Advanced driver assistance and autonomous systems require an enhanced perception system, fusing the data of multiple sensors. Many automotive sensors provide high-level data, such as tracked objects, i.e., tracks, usually fused in a track-to-track manner. The core of this fusion is the track-to-track association (T2TA), intending to create assignments between the tracks. In conventional T2TA, the assignment likelihood function is derived from “diffuse prior,” neglecting that the sensors may provide duplicated tracks of a target. Moreover, conventional association algorithms are usually computationally demanding due to the combinatorial nature of the problem. The first motivation of this work is to obtain a computationally efficient and robust solution, reflecting these problems. Another crucial element of track-to-track fusion is track management, which maintains the list of tracks by initializing and deleting tracks, thus having a great impact on the reliability of the fusion output.
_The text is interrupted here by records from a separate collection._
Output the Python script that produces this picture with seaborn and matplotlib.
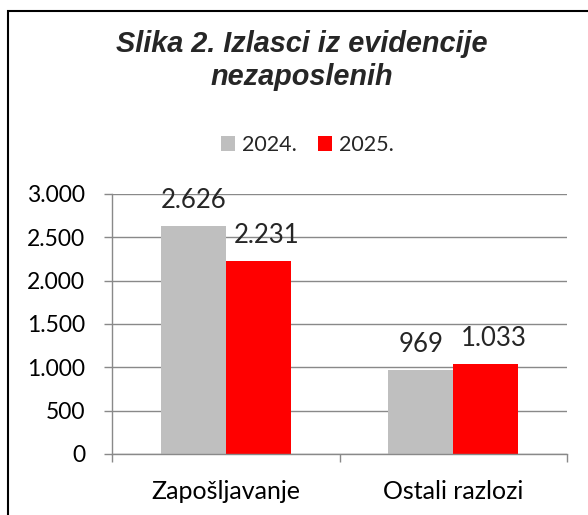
import matplotlib
matplotlib.use("Agg")
import matplotlib.pyplot as plt
import matplotlib.patches as patches
import pandas as pd
import seaborn as sns

categories = ["Zapošljavanje", "Ostali razlozi"]
years = ["2024.", "2025."]
values_2024 = [2626, 969]
values_2025 = [2231, 1033]
yticks = [0, 500, 1000, 1500, 2000, 2500, 3000]
colors = ["#BFBFBF", "#FF0000"]
title_lines = ["Slika 2. Izlasci iz evidencije", "nezaposlenih"]

df = pd.DataFrame({
    "kategorija": categories * 2,
    "godina": [years[0]] * 2 + [years[1]] * 2,
    "broj": values_2024 + values_2025,
})


def fmt(v):
    return f"{v:,.0f}".replace(",", ".")


sns.set_style("white")
plt.rcParams["font.family"] = ["Lato", "DejaVu Sans"]

fig = plt.figure(figsize=(5.88, 5.15), dpi=100)
ax = fig.add_axes([112 / 588, 1 - 454 / 515, 455 / 588, 260 / 515])

sns.barplot(data=df, x="kategorija", y="broj", hue="godina", palette=colors,
            width=0.571, linewidth=0, saturation=1, ax=ax)

ax.set_xlim(-0.5, 1.5)
ax.set_ylim(0, 3000)
ax.set_xlabel("")
ax.set_ylabel("")
ax.get_legend().remove()

grid_col = "#898989"
ax.set_yticks(yticks)
ax.set_yticklabels([fmt(v) for v in yticks])
ax.yaxis.grid(True, color=grid_col, linewidth=1.0)
ax.set_axisbelow(True)
for side in ["top", "right"]:
    ax.spines[side].set_visible(False)
for side in ["left", "bottom"]:
    ax.spines[side].set_color(grid_col)
    ax.spines[side].set_linewidth(1.0)

ax.tick_params(axis="y", left=True, length=5.8, width=1.0, color=grid_col,
               pad=13.5, labelsize=16.5, labelcolor="black")
ax.set_xticks([-0.5, 0.5, 1.5], minor=True)
ax.tick_params(axis="x", which="minor", bottom=True, length=5.8, width=1.0,
               color=grid_col)
ax.tick_params(axis="x", which="major", bottom=False, length=0, pad=19,
               labelsize=18, labelcolor="black")

# data labels
for i, cont in enumerate(ax.containers):
    dx = 0 if i == 0 else 6
    for bar in cont:
        h = bar.get_height()
        ax.annotate(fmt(h), (bar.get_x() + bar.get_width() / 2, h),
                    xytext=(dx, 13), textcoords="offset points",
                    ha="center", va="baseline", fontsize=18.5)

# legend
handles = [patches.Patch(facecolor=c, edgecolor="none") for c in colors]
fig.legend(handles, years, loc="center", bbox_to_anchor=(0.523, 1 - 145 / 515),
           ncol=2, frameon=False, fontsize=15.5, handlelength=0.65,
           handleheight=0.65, handletextpad=0.3, columnspacing=1.0)

# title, two lines
for line, base in zip(title_lines, [52, 85]):
    fig.text(301.5 / 588, 1 - base / 515, line, ha="center", va="baseline",
             fontsize=20.8, fontweight="bold", fontstyle="italic",
             family=["Liberation Sans", "DejaVu Sans"])

# chart frame (cut off at right and bottom)
fig.patches.append(patches.Rectangle((8 / 588, -0.2), 1.2, 0.2 + 1 - 11 / 515,
                                     transform=fig.transFigure, fill=False,
                                     edgecolor="black", linewidth=1.5))

fig.savefig("out.png", dpi=100)
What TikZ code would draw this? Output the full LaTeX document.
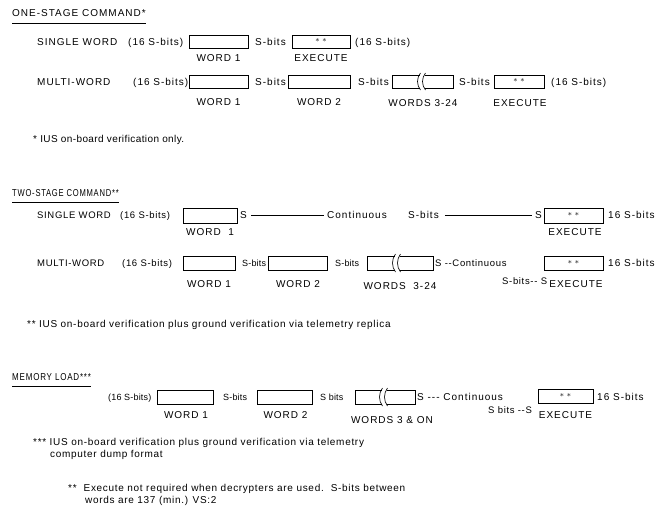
\documentclass[tikz,border=0pt]{standalone}
\usepackage{fontspec}
\usepackage{graphicx}
\newfontfamily\capsf{Liberation Sans}[LetterSpace=10]
\newfontfamily\midf{Liberation Sans}[LetterSpace=7]
\newfontfamily\smf{Liberation Sans}[LetterSpace=2]
\newfontfamily\notef{Liberation Sans}[LetterSpace=7]
\newfontfamily\noteaf{Liberation Sans}[LetterSpace=4]
\tikzset{
  txt/.style={anchor=west, inner sep=0pt, font=\capsf\fontsize{10}{12}\selectfont, text height=7.2pt, text depth=0pt},
  txtm/.style={txt, font=\midf\fontsize{9.5}{12}\selectfont, text height=6.8pt},
  txts/.style={txt, font=\smf\fontsize{9}{12}\selectfont, text height=6.5pt},
  lbl/.style={txt, anchor=center},
  note/.style={anchor=west, inner sep=0pt, font=\notef\fontsize{10}{12}\selectfont, text height=7.2pt, text depth=0pt},
  notea/.style={note, font=\noteaf\fontsize{10}{12}\selectfont},
  wbox/.style={draw, line width=0.65pt, inner sep=0pt},
  brk/.style={line width=0.65pt},
  star/.style={font=\fontsize{8}{8}\selectfont},
  uline/.style={line width=0.6pt},
  conn/.style={line width=0.5pt},
}
% broken box: name, x0, x1, xb, ytop, ybot
\newcommand\BrokenBox[6]{%
  \coordinate (#1) at ({(#2+#3)/2},{(#5+#6)/2});
  \draw[brk] ({#4+0.5},#5) -- (#2,#5) -- (#2,#6) -- ({#4+0.5},#6);
  \draw[brk] ({#4+5.5},#5) -- (#3,#5) -- (#3,#6) -- ({#4+5.5},#6);
  \draw[brk] ({#4+1.5},{#5-2}) .. controls ({#4-2.5},{#5+3}) and ({#4-2.5},{#6-3}) .. ({#4+1.5},{#6+2});
  \draw[brk] ({#4+6.5},{#5-2}) .. controls ({#4+2.5},{#5+3}) and ({#4+2.5},{#6-3}) .. ({#4+6.5},{#6+2});
}
\begin{document}
\begin{tikzpicture}[x=1pt,y=-1pt]
\useasboundingbox (0,0) rectangle (656,517);

% ================= ONE-STAGE COMMAND =================
\node[txt] (h1) at (12,13) {ONE-STAGE COMMAND*};
\draw[uline] ([yshift=-6pt]h1.south west) -- ([yshift=-6pt]h1.south east);

% row 1
\node[txt] (a1) at (37,42) {SINGLE WORD};
\node[txt] (a2) at (128,42) {(16 S-bits)};
\node[wbox, minimum width=59pt, minimum height=13pt] (a3) at (218.5,41.5) {};
\node[lbl] (a3l) at (218.5,58) {WORD 1};
\node[txt] (a4) at (255,42) {S-bits};
\node[wbox, star, minimum width=58pt, minimum height=13pt] (a5) at (321,41.5) {* *};
\node[lbl] (a5l) at (321,58) {EXECUTE};
\node[txt] (a6) at (355,42) {(16 S-bits)};

% row 2
\node[txt] (b1) at (37,82) {MULTI-WORD};
\node[txt] (b2) at (133,82) {(16 S-bits)};
\node[wbox, minimum width=59pt, minimum height=13pt] (b3) at (218.5,81.5) {};
\node[lbl] (b3l) at (218.5,102) {WORD 1};
\node[txt] (b4) at (255,82) {S-bits};
\node[wbox, minimum width=62pt, minimum height=13pt] (b5) at (319,81.5) {};
\node[lbl] (b5l) at (319,102) {WORD 2};
\node[txt] (b6) at (358,82) {S-bits};
\BrokenBox{b7}{392}{453}{419}{75}{88}
\node[lbl] (b7l) at (423,103) {WORDS 3-24};
\node[txt] (b8) at (459,82) {S-bits};
\node[wbox, star, minimum width=50pt, minimum height=13pt] (b9) at (519,81.5) {* *};
\node[lbl] (b9l) at (520,103) {EXECUTE};
\node[txt] (b10) at (551,82) {(16 S-bits)};

\node[notea] (n1) at (33,139) {* IUS on-board verification only.};

% ================= TWO-STAGE COMMAND =================
\node[txt, anchor=west] (h2) at (12,193) {\scalebox{0.76}[1]{TWO-STAGE COMMAND**}};
\draw[uline] ([yshift=-5pt]h2.south west) -- ([yshift=-5pt]h2.south east);

% row 1
\node[txtm] (c1) at (37,215) {SINGLE WORD};
\node[txtm] (c2) at (120,215) {(16 S-bits)};
\node[wbox, minimum width=54pt, minimum height=15pt] (c3) at (210,215.5) {};
\node[lbl] (c3l) at (210,232) {WORD\ \ 1};
\node[txt] (c4) at (240,215) {S};
\node[txt] (c5) at (327,215) {Continuous};
\node[txt] (c6) at (408,215) {S-bits};
\node[txt] (c7) at (535,215) {S};
\draw[conn] ([xshift=4pt]c4.east) -- ([xshift=-3pt]c5.west);
\draw[conn] ([xshift=6pt]c6.east) -- ([xshift=-3pt]c7.west);
\node[wbox, star, minimum width=59pt, minimum height=15pt] (c8) at (573.5,215.5) {* *};
\node[lbl] (c8l) at (575,232) {EXECUTE};
\node[txt] (c9) at (608,215) {16 S-bits};

% row 2
\node[txtm] (d1) at (37,263) {MULTI-WORD};
\node[txtm] (d2) at (122,263) {(16 S-bits)};
\node[wbox, minimum width=52pt, minimum height=14pt] (d3) at (209,263) {};
\node[lbl] (d3l) at (209,284) {WORD 1};
\node[txts] (d4) at (242,263) {S-bits};
\node[wbox, minimum width=59pt, minimum height=14pt] (d5) at (297.5,263) {};
\node[lbl] (d5l) at (298,284) {WORD 2};
\node[txts] (d6) at (335,263) {S-bits};
\BrokenBox{d7}{367}{433}{394}{256}{270}
\node[lbl] (d7l) at (400,286) {WORDS\ \ 3-24};
\node[txtm] (d8) at (435,263) {S --Continuous};
\node[txtm] (d9) at (502,281) {S-bits-- S};
\node[wbox, star, minimum width=59pt, minimum height=14pt] (d10) at (573.5,263) {* *};
\node[lbl] (d10l) at (576,284) {EXECUTE};
\node[txt] (d11) at (608,263) {16 S-bits};

\node[note] (n2) at (27,324) {** IUS on-board verification plus ground verification via telemetry replica};

% ================= MEMORY LOAD =================
\node[txt, anchor=west] (h3) at (12,377) {\scalebox{0.8}[1]{MEMORY LOAD***}};
\draw[uline] ([yshift=-5pt]h3.south west) -- ([yshift=-5pt]h3.south east);

\node[txts] (e1) at (108,397) {(16 S-bits)};
\node[wbox, minimum width=56pt, minimum height=14pt] (e2) at (185,397) {};
\node[lbl] (e2l) at (186,415) {WORD 1};
\node[txts] (e3) at (223,397) {S-bits};
\node[wbox, minimum width=55pt, minimum height=14pt] (e4) at (284.5,397) {};
\node[lbl] (e4l) at (285.5,415) {WORD 2};
\node[txts] (e5) at (320,397) {S bits};
\BrokenBox{e6}{355}{415}{381}{390}{404}
\node[lbl] (e6l) at (392,420) {WORDS 3 \& ON};
\node[txt] (e7) at (417,397) {S --- Continuous};
\node[txtm] (e8) at (488,410) {S bits --S};
\node[wbox, star, minimum width=55pt, minimum height=14pt] (e9) at (565.5,396) {* *};
\node[lbl] (e9l) at (565.5,415) {EXECUTE};
\node[txt] (e10) at (597,397) {16 S-bits};

\node[note] (n3a) at (33,442) {*** IUS on-board verification plus ground verification via telemetry};
\node[note] (n3b) at (50,454) {computer dump format};
\node[note] (n4a) at (68,488) {** \ Execute not required when decrypters are used.\ \ S-bits between};
\node[note] (n4b) at (85,500) {words are 137 (min.) VS:2};
\end{tikzpicture}
\end{document}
In this article, we propose a novel track-to-track fusion architecture in which the fused tracks are fed back to the association. The proposed method comprises two main contributions. First, a computationally efficient association algorithm is provided in which the “diffuse prior” is replaced with an informative prior, exploiting the feedback loop of the fused tracks. Moreover, it tackles duplicated tracks. Second, a track management system (TMS) relying on a revamped track existence probability fusion is proposed, contributing to efficient false track filtering and continuous object tracking. The proposed methodology is evaluated on real-world data of a frontal perception system. The results show that the proposed association outperforms the conventional methods; still, it maintains a favorable complexity, contributing to real-time applicability. The TMS relying on the revamped existence probability fusion can efficiently filter false tracks and continuously track objects. Moreover, the resulting overall track-to-track fusion outperforms the state-of-the-art multiobject tracking-based fusion algorithms.